Bates, Swan and Oskner pull off one of the better Lex Luthor stories from the early 80s in Superman 401 (Nov. 84). It was a pleasant surprise after an extremely disappointing issue 400, which saw a huge amount of artists on a messy mish-mash of interpretations of the character.
This issue has a clean and direct story, not to say there aren’t plot twists. Two of Luthor’s recruited goons burst into the WGBS studios as Clark Kent and Lana Lang are anchoring the news, announcing a forthcoming attack by their boss.
Meanwhile, Luthor is making plans with his semi-sentient suit, which flies off on its own.
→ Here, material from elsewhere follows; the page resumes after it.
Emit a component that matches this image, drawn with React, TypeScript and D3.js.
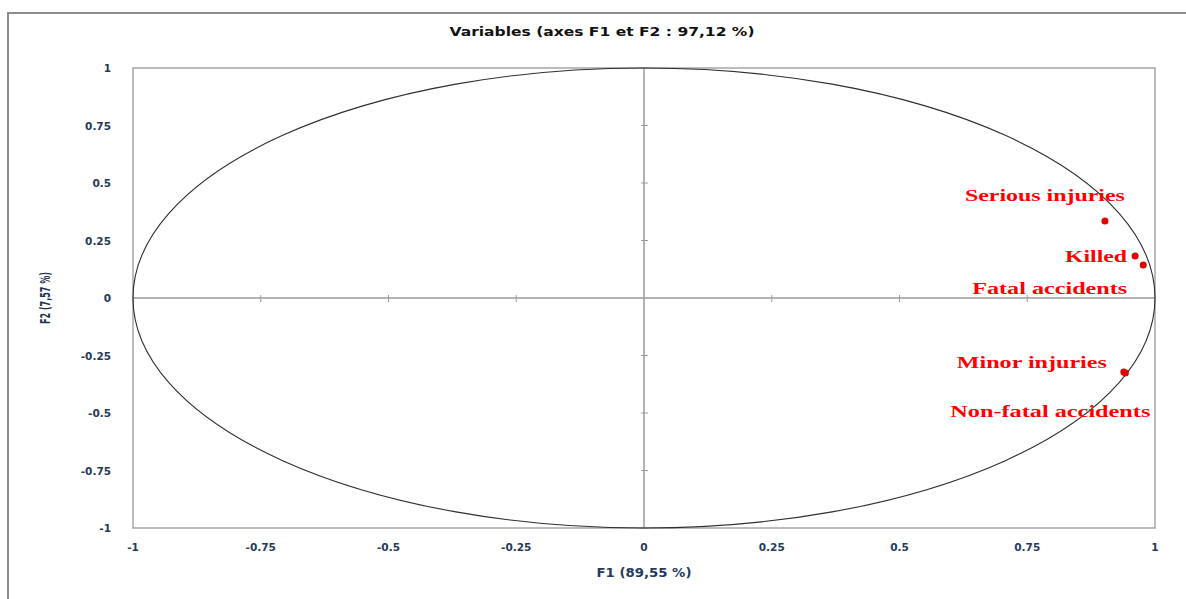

As Luthor planned, Superman catches up to the two henchmen. The attack they announced was just a ruse, the whole plan was to lure Superman, and allow the suit to capture him.
Superman winds up in the suit itself, but only partly in control of it.
When he heads to Jimmy Olsen to get help, he discovers that the suit makes him look and sound like Luthor. Jimmy does not believe this is really Superman, no matter what he says, and no one else is likely to either.
But the story takes a twist when a giant alien warrior shows up, going on a rampage and challenging Superman. Superman fights the guy, even though to the rest of the world it looks like Luthor is the one standing up to him. Lex himself is furious, as it appears he is fighting on behalf of Superman, and he releases the hero from the super-suit, calling it back.
And that was exactly what Supergirl intended. When Superman was a Jimmy’s, he used the suit to burn an explanation, written in Kryptonian, into the wall. Jimmy realized Superman really was in the suit, contacted Supergirl, and they devised the plan, playing on Lex’s ego.
A good evil scheme, and a good resolution.